Starting at the top of the listing, extract every line up to and including the one with "(title) at (631,48)". Pictures stay out of the copy.

▶ [Given material]
★ ★ ★

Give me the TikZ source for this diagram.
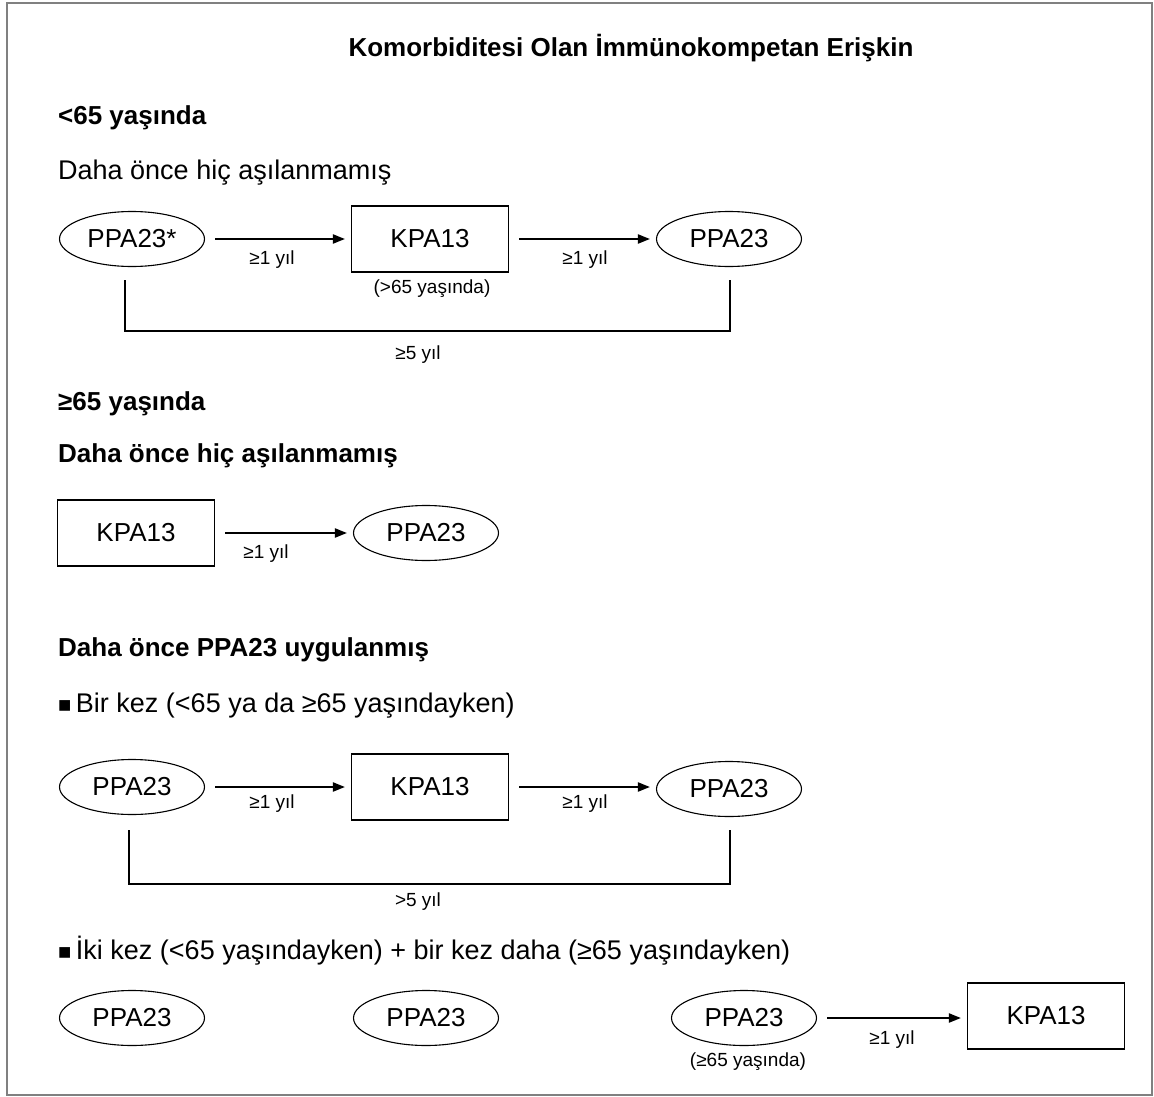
\documentclass[tikz,border=0pt]{standalone}
\usepackage{fontspec}
\setmainfont{Liberation Sans}
\usetikzlibrary{shapes.geometric,arrows.meta}

\tikzset{
  asi/.style={draw, ellipse, minimum width=145pt, minimum height=55pt, inner sep=0pt, line width=1.1pt, font=\fontsize{26}{28}\selectfont},
  kutu/.style={draw, rectangle, minimum width=157pt, minimum height=66pt, inner sep=0pt, line width=1.1pt, font=\fontsize{26}{28}\selectfont},
  ok/.style={-{Triangle[length=12pt,width=9pt]}, line width=2pt, shorten <=10pt, shorten >=6pt},
  etiket/.style={font=\fontsize{19}{22}\selectfont},
  baslik/.style={anchor=west, inner xsep=0pt, font=\fontsize{26}{30}\selectfont\bfseries},
  metin/.style={anchor=west, inner xsep=0pt, font=\fontsize{27}{30}\selectfont},
  ayrac/.style={line width=1.1pt}
}
\newcommand{\kare}{{\fontsize{22}{24}\selectfont ■}}

\begin{document}
\begin{tikzpicture}[x=1pt,y=-1pt]
\useasboundingbox (0,0) rectangle (1154,1097);
\draw[line width=1.5pt, gray] (7,3) rectangle (1152,1095);
\node[font=\fontsize{26}{30}\selectfont\bfseries] (title) at (631,48) {Komorbiditesi Olan İmmünokompetan Erişkin};

\node[baslik] (h1) at (58,118) {<65 yaşında};
\node[metin] (t1) at (58,173) {Daha önce hiç aşılanmamış};
\node[asi] (e1) at (132,239) {PPA23*};
\node[kutu] (r1) at (430,239) {KPA13};
\node[asi] (e2) at (729,239) {PPA23};
\draw[ok] (e1.east) -- (r1.west);
\draw[ok] (r1.east) -- (e2.west);
\node[etiket] (l1) at (272,260) {≥1 yıl};
\node[etiket] (l2) at (585,260) {≥1 yıl};
\node[etiket] (n1) at (432,289) {(>65 yaşında)};
\coordinate (g1) at (125,280);
\coordinate (g2) at (730,280);
\draw[ayrac] (g1) -- ++(0,51) -| (g2);
\node[etiket] (l3) at (418,355) {≥5 yıl};

\node[baslik] (h2) at (58,404) {≥65 yaşında};
\node[baslik] (h3) at (58,456) {Daha önce hiç aşılanmamış};
\node[kutu] (r2) at (136,533) {KPA13};
\node[asi] (e3) at (426,533) {PPA23};
\draw[ok] (r2.east) -- (e3.west);
\node[etiket] (l4) at (266,554) {≥1 yıl};

\node[baslik] (h4) at (58,650) {Daha önce PPA23 uygulanmış};
\node[metin] (t2) at (58,706) {\kare\,Bir kez (<65 ya da ≥65 yaşındayken)};
\node[asi] (e4) at (132,787) {PPA23};
\node[kutu] (r3) at (430,787) {KPA13};
\node[asi] (e5) at (729,789) {PPA23};
\draw[ok] (e4.east) -- (r3.west);
\draw[ok] (r3.east) -- (e5.west |- r3.east);
\node[etiket] (l5) at (272,804) {≥1 yıl};
\node[etiket] (l6) at (585,804) {≥1 yıl};
\coordinate (g3) at (129,830);
\coordinate (g4) at (730,830);
\draw[ayrac] (g3) -- ++(0,54) -| (g4);
\node[etiket] (l7) at (418,902) {>5 yıl};

\node[metin] (t3) at (58,951) {\kare\,İki kez (<65 yaşındayken) + bir kez daha (≥65 yaşındayken)};
\node[asi] (e6) at (132,1018) {PPA23};
\node[asi] (e7) at (426,1018) {PPA23};
\node[asi] (e8) at (744,1018) {PPA23};
\node[kutu] (r4) at (1046,1016) {KPA13};
\draw[ok] (e8.east) -- (e8.east -| r4.west);
\node[etiket] (l8) at (892,1040) {≥1 yıl};
\node[etiket] (n2) at (748,1062) {(≥65 yaşında)};
\end{tikzpicture}
\end{document}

★ ★ ★

▶ [The completed task]
Give me the TikZ source for this diagram.
\documentclass[tikz,border=0pt]{standalone}
\usepackage{fontspec}
\setmainfont{Liberation Sans}
\usetikzlibrary{shapes.geometric,arrows.meta}

\tikzset{
  asi/.style={draw, ellipse, minimum width=145pt, minimum height=55pt, inner sep=0pt, line width=1.1pt, font=\fontsize{26}{28}\selectfont},
  kutu/.style={draw, rectangle, minimum width=157pt, minimum height=66pt, inner sep=0pt, line width=1.1pt, font=\fontsize{26}{28}\selectfont},
  ok/.style={-{Triangle[length=12pt,width=9pt]}, line width=2pt, shorten <=10pt, shorten >=6pt},
  etiket/.style={font=\fontsize{19}{22}\selectfont},
  baslik/.style={anchor=west, inner xsep=0pt, font=\fontsize{26}{30}\selectfont\bfseries},
  metin/.style={anchor=west, inner xsep=0pt, font=\fontsize{27}{30}\selectfont},
  ayrac/.style={line width=1.1pt}
}
\newcommand{\kare}{{\fontsize{22}{24}\selectfont ■}}

\begin{document}
\begin{tikzpicture}[x=1pt,y=-1pt]
\useasboundingbox (0,0) rectangle (1154,1097);
\draw[line width=1.5pt, gray] (7,3) rectangle (1152,1095);
\node[font=\fontsize{26}{30}\selectfont\bfseries] (title) at (631,48) {Komorbiditesi Olan İmmünokompetan Erişkin};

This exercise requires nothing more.